The plastic grocery bags in my cabinet are reproducing.

They must be, there is no other explanation for it. I buy groceries approximately once a week, and it is usually say, ten to twelve bags per trip. The milk and the juice might get double bagged, so I am gaining about sixteen bags per week, approximately.

I use two a day for the cat boxes, and hubby uses two to three a week to take a lunch to work. I use them as liners for my bathroom garbage cans, so that’s two more per week. I use them to throw out messy leftovers in the garbage, maybe one or two times a week. Not to mention that I throw out any with holes in them(so I won’t have a cat litter trail through the house).

If they aren’t spawning, why do I have dozens upon dozens of these things crowding up the cabinet under the sink? :confused:

Ugh, these things are a menace to be sure!! Now the grocery stores have started double bagging things like bottles of detergent or pop, etc…I’ll buy $20.00 worth of stuff and end up with like 20 plastic bags!

Some of the grocery stores around town have bins where you can drop off your giant wads of baggies to be recycled, so I try to remember to do that once or twice a month, that cuts down on them a bit.

Well, you’ve guess it. there is sexual activity under your cabinet.

I believe the life cycle of the common grocery bag is obscure, since they only mate when they have a large enough population. Don’t expect to get just a pair to have offspring, they just won’t do it. It’s speculated that they require at least a dozen for successful reproduction.
They tend to stay in dark places. Their young, (sandwich bags) are very shy, until they lose their zips and change to their adult color, usually brown or white, but all colors can be seen in different areas of the country.
The young tend to cling together in small boxes, pushed to the back of the drawer or cabinet.
As the adults age, they migrate to the bottom of nearby closets, where they die. You can often find their clear, thin bodies wrapped around mating wire hangers.

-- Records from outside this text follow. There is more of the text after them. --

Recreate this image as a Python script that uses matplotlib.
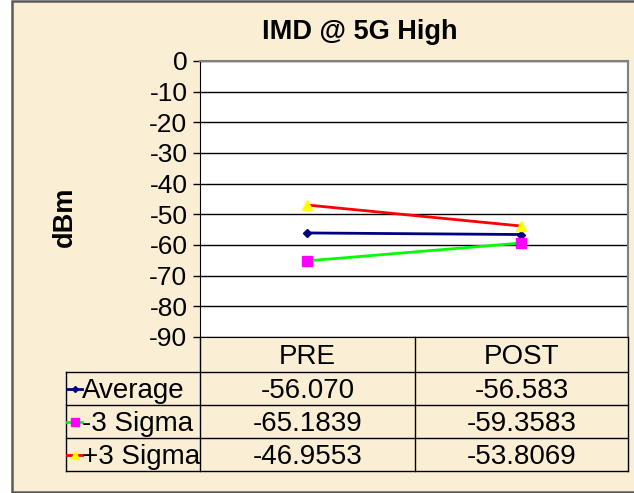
import matplotlib.pyplot as plt
import matplotlib.patches as patches
import numpy as np

plt.rcParams['font.family'] = ['Liberation Sans', 'DejaVu Sans']

# dados
categorias = ['PRE', 'POST']
series = ['Average', '-3 Sigma', '+3 Sigma']
media = [-56.070, -56.583]
menos_3sigma = [-65.1839, -59.3583]
mais_3sigma = [-46.9553, -53.8069]
formatos = ['%.3f', '%.4f', '%.4f']
yticks = list(range(0, -100, -10))

valores = [media, menos_3sigma, mais_3sigma]
cores_linha = ['#000080', '#00FF00', '#FF0000']
cores_marc = ['#000080', '#FF00FF', '#FFFF00']
marcadores = ['D', 's', '^']
tam_marc = [4, 7, 7]

W, H = 634, 493
fig = plt.figure(figsize=(W / 100, H / 100), dpi=100)
fig.patch.set_facecolor('white')

# fundo
bg = fig.add_axes([0, 0, 1, 1], zorder=-5)
bg.set_xlim(0, W)
bg.set_ylim(H, 0)
bg.axis('off')
bg.add_patch(patches.Rectangle((12, 1), W, H - 2, facecolor='#FAEFD5',
                               edgecolor='#5a5a5a', linewidth=1.8))

x0, x1, y0, y1 = 200, 628, 61, 337
ax = fig.add_axes([x0 / W, 1 - y1 / H, (x1 - x0) / W, (y1 - y0) / H])
ax.set_facecolor('white')
ax.set_xlim(0, 2)
ax.set_ylim(-90, 0)
ax.set_yticks(yticks)
ax.set_yticklabels([str(t) for t in yticks], fontsize=19)
ax.set_xticks([])
ax.tick_params(axis='y', length=5, width=1, pad=4, direction='out')
ax.grid(axis='y', color='black', linewidth=1)
for s in ['top', 'right']:
    ax.spines[s].set_color('#808080')
    ax.spines[s].set_linewidth(1.5)
ax.spines['left'].set_color('black')
ax.spines['bottom'].set_color('black')

xs = np.arange(len(categorias)) + 0.5
for v, cl, cm, mk, ms in zip(valores, cores_linha, cores_marc, marcadores, tam_marc):
    ax.plot(xs, v, color=cl, linewidth=2, marker=mk, markersize=ms,
            markerfacecolor=cm, markeredgecolor=cm, zorder=3)

fig.text(360 / W, 1 - 32 / H, 'IMD @ 5G High', fontsize=19.5, fontweight='bold',
         ha='center', va='center')
fig.text(65 / W, 1 - 217 / H, 'dBm', fontsize=19.5, fontweight='bold',
         rotation=90, ha='center', va='center')

# tabela de dados
tb = fig.add_axes([0, 0, 1, 1])
tb.set_xlim(0, W)
tb.set_ylim(H, 0)
tb.axis('off')

cols = [66, 200, 415, 628]
linhas = [337, 372, 405, 438, 471]
lc = dict(color='black', linewidth=1)
for yy in linhas[1:]:
    tb.plot([cols[0], cols[-1]], [yy, yy], **lc)
tb.plot([cols[0], cols[0]], [linhas[1], linhas[-1]], **lc)
for xx in cols[1:]:
    tb.plot([xx, xx], [linhas[0], linhas[-1]], **lc)

for j, c in enumerate(categorias):
    tb.text((cols[j + 1] + cols[j + 2]) / 2, (linhas[0] + linhas[1]) / 2 + 2.5, c,
            fontsize=20, ha='center', va='center')

for i, nome in enumerate(series):
    yc = (linhas[i + 1] + linhas[i + 2]) / 2
    tb.plot([67, 82], [yc, yc], color=cores_linha[i], linewidth=2)
    tb.plot([74.5], [yc], marker=marcadores[i], markersize=tam_marc[i] - 1,
            color=cores_marc[i], markeredgecolor=cores_marc[i])
    tb.text(82, yc + 2.5, nome, fontsize=20, ha='left', va='center')
    for j in range(len(categorias)):
        tb.text((cols[j + 1] + cols[j + 2]) / 2, yc + 2.5, formatos[i] % valores[i][j],
                fontsize=20, ha='center', va='center')

fig.savefig('out.png', dpi=100, facecolor=fig.get_facecolor())
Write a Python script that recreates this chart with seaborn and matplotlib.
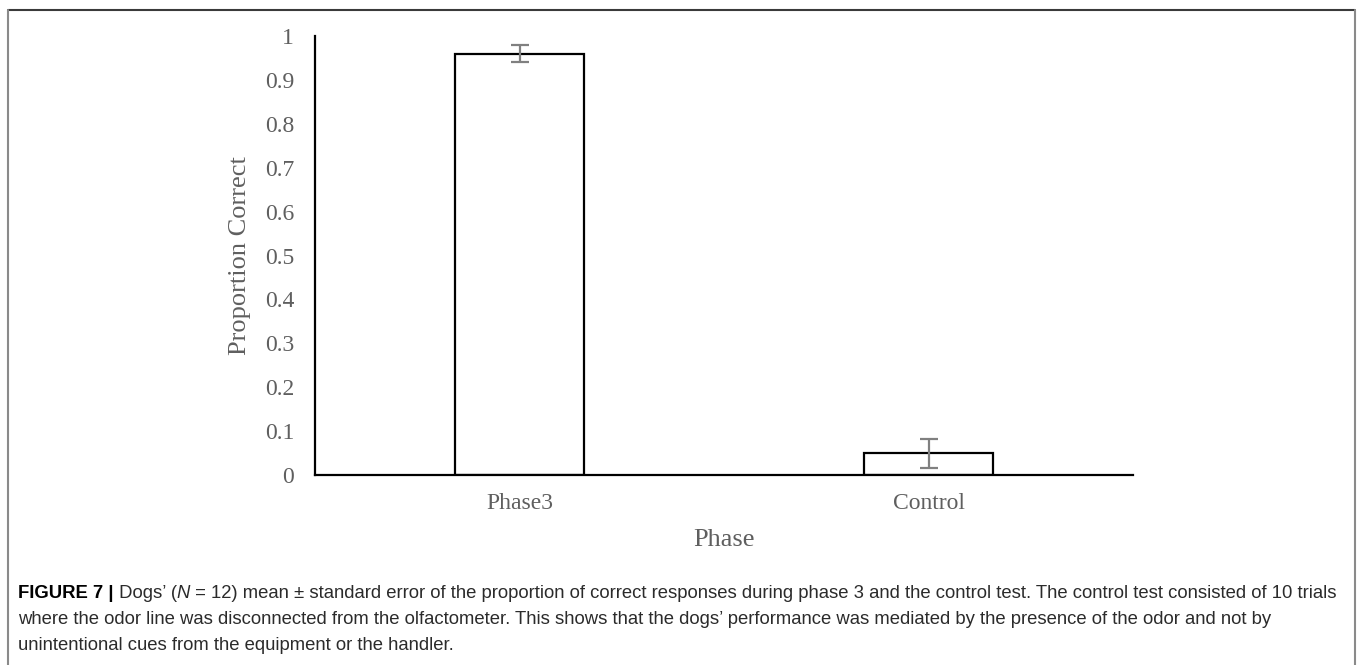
import matplotlib
matplotlib.use("Agg")
import matplotlib.pyplot as plt
import seaborn as sns
import pandas as pd
from matplotlib.lines import Line2D

# data
phases = ["Phase3", "Control"]
means = [0.96, 0.05]
sems = [0.02, 0.033]
y_ticks = [0, 0.1, 0.2, 0.3, 0.4, 0.5, 0.6, 0.7, 0.8, 0.9, 1.0]
y_tick_labels = ["0", "0.1", "0.2", "0.3", "0.4", "0.5", "0.6", "0.7", "0.8", "0.9", "1"]
caption_bold = "FIGURE 7 |"
caption_first = [(" Dogs\u2019 (", "normal"), ("N", "italic"),
                 (" = 12) mean \u00b1 standard error of the proportion of correct responses during phase 3 and the control test. The control test consisted of 10 trials", "normal")]
caption_lines = [
    "where the odor line was disconnected from the olfactometer. This shows that the dogs\u2019 performance was mediated by the presence of the odor and not by",
    "unintentional cues from the equipment or the handler.",
]

sns.set_theme(style="white")
plt.rcParams["font.family"] = ["Liberation Serif", "DejaVu Serif"]

W, H = 1357, 665
fig = plt.figure(figsize=(W / 100, H / 100), dpi=100)
ax = fig.add_axes([315 / W, 1 - 475 / H, (1133 - 315) / W, (475 - 36) / H])

df = pd.DataFrame({"Phase": phases, "Proportion": means})
sns.barplot(data=df, x="Phase", y="Proportion", ax=ax, color="white",
            edgecolor="black", linewidth=1.6, width=0.315, errorbar=None)
ax.errorbar(range(len(phases)), means, yerr=sems, fmt="none", ecolor="#808080",
            elinewidth=1.6, capsize=6.5, capthick=1.6)

ax.set_ylim(0, 1)
ax.set_xlim(-0.5, 1.5)
ax.set_yticks(y_ticks)
ax.set_yticklabels(y_tick_labels)
gray = "#5f5f5f"
ax.tick_params(axis="y", length=0, pad=15, labelsize=17, labelcolor=gray)
ax.tick_params(axis="x", length=0, pad=13, labelsize=17, labelcolor=gray)
for s in ["top", "right"]:
    ax.spines[s].set_visible(False)
for s in ["left", "bottom"]:
    ax.spines[s].set_color("black")
    ax.spines[s].set_linewidth(1.6)
ax.set_ylabel("Proportion Correct", fontsize=19, color=gray, labelpad=10)
ax.set_xlabel("Phase", fontsize=19, color=gray, labelpad=11)

# border box
bc_top = "#3a3a3a"
bc_side = "#8a8a8a"
x0, x1, y0 = 8 / W, 1355 / W, 1 - 10 / H
fig.add_artist(Line2D([x0, x1], [y0, y0], transform=fig.transFigure, color=bc_top, lw=1.5))
fig.add_artist(Line2D([x0, x0], [y0, -0.01], transform=fig.transFigure, color=bc_side, lw=1.5))
fig.add_artist(Line2D([x1, x1], [y0, -0.01], transform=fig.transFigure, color=bc_side, lw=1.5))

# caption
cap_font = ["Liberation Sans", "DejaVu Sans"]
fs = 13.3
tcol = "#2b2b2b"
renderer = fig.canvas.get_renderer()
lx = 18 / W
ly = [1 - 594 / H, 1 - 620 / H, 1 - 646 / H]
t = fig.text(lx, ly[0], caption_bold, fontsize=fs, fontweight="bold", family=cap_font,
             color="black", va="center", ha="left")
xpos = t.get_window_extent(renderer).x1 / W
for txt, st in caption_first:
    t2 = fig.text(xpos, ly[0], txt, fontsize=fs, style=st, family=cap_font, color=tcol,
                  va="center", ha="left")
    xpos = t2.get_window_extent(renderer).x1 / W
for i, line in enumerate(caption_lines):
    fig.text(lx, ly[i + 1], line, fontsize=fs, family=cap_font, color=tcol, va="center", ha="left")

fig.savefig("out.png", dpi=100, facecolor="white")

It’s uncertain if their presence is required for successful hanger reproduction, since the hanger offspring are often lost during the pupal phase. The hanger population has dwindled over the past several years, so study is more important than ever.

Once the hanger have successfully mated, paperclips are born. They race through the house, climbing into drawers, under couches and into unused coffee cups. Since they are hardy and mobile in this stage, they often seem more plentiful.

Unfortunately, they tend to all pupate together, usually just before you need one. Their pupal stage is the safety pin. Since, the paperclips have to hide to pupate, and the pupal stage is short, you don’t find them very often, and when you do, they’re gone again when you actually need one. you might find small under developed ones in odd places, but those don’t usually survive.
Once they’ve emerged from their safety pin, they once again co-mingle on the closet floor, starting the cycle over again.

picunurse, that has got to be one of the funniest posts I’ve seen in a long time! My sides are hurting from laughing so hard. Thanks, I needed that.

Baker, thank you! Most of the time when I attempt to be clever, and really think I have been, the thread dies a quick and brutal death. :slight_smile:

I’m intrigued, picunurse, but I suspect that twist-ties play some vital role in this lifecycle. Obviously, more research needs to be done in this area.

Hmmm. Twist ties, and bread clips…may be the equivalent of eggs and sperm, like fish. I just don’t know.

We have an overabundance of plastic grocery bags, too. We used to live in an apartment complex, and so used the bags as our every-day garbage bags and tossed one down the chute every day or two (in addition to using them for the cat litter). Now we only have large-bag garbage pickup twice a week at the curb, so we haven’t been using them as quickly and they just keep piling up. They are overflowing out of the IKEA plastic bag holder that we have installed in the pantry door.

We are slowly getting into the habit of remembering to bring our reusable grocery bags to to the groceries, so hopefully we will be able to slow down the earnest reproduction of plastic bags!

Our Booster Club helps furnish the apartments for the unmarried hockey players - the team leases the apartments and furniture, and we supply bedding, towels, kitchenware, etc… At the end of last season I went with two other BC members to start clearing the apartments where the players had already left town. I went into the kitchen and started putting everything up on the counter to be boxed up and inventoried for next season. I started clearing under the sink and volia! The space from the cabinet door to the wall, under the counter (about a four foot space) was completely packed with plastic grocery bags. I don’t think the three guys in that apartment had thrown away one bag in the 6 months they were in the apartment. I felt like a mole, tunneling in the dark through the bags. I called the others in to witness my find - they were speechless.

I have now found out that the three guys will be returning to play for us again this season. I am looking forward to asking them about the bags.

Could you bring re-usable clothes bag when you go shopping next time?

God in His wisdom knows how disturbed we are when we lose socks in the dryer, so He replaces them with the grocery bags. Do not question the will of the Lord!

Picunurse, how do you explain spare change appearing behind sofa cushions?

I’ve maintained for several years that pennies breed, but not fast enough to do you any good.

It falls out of your pockets, silly!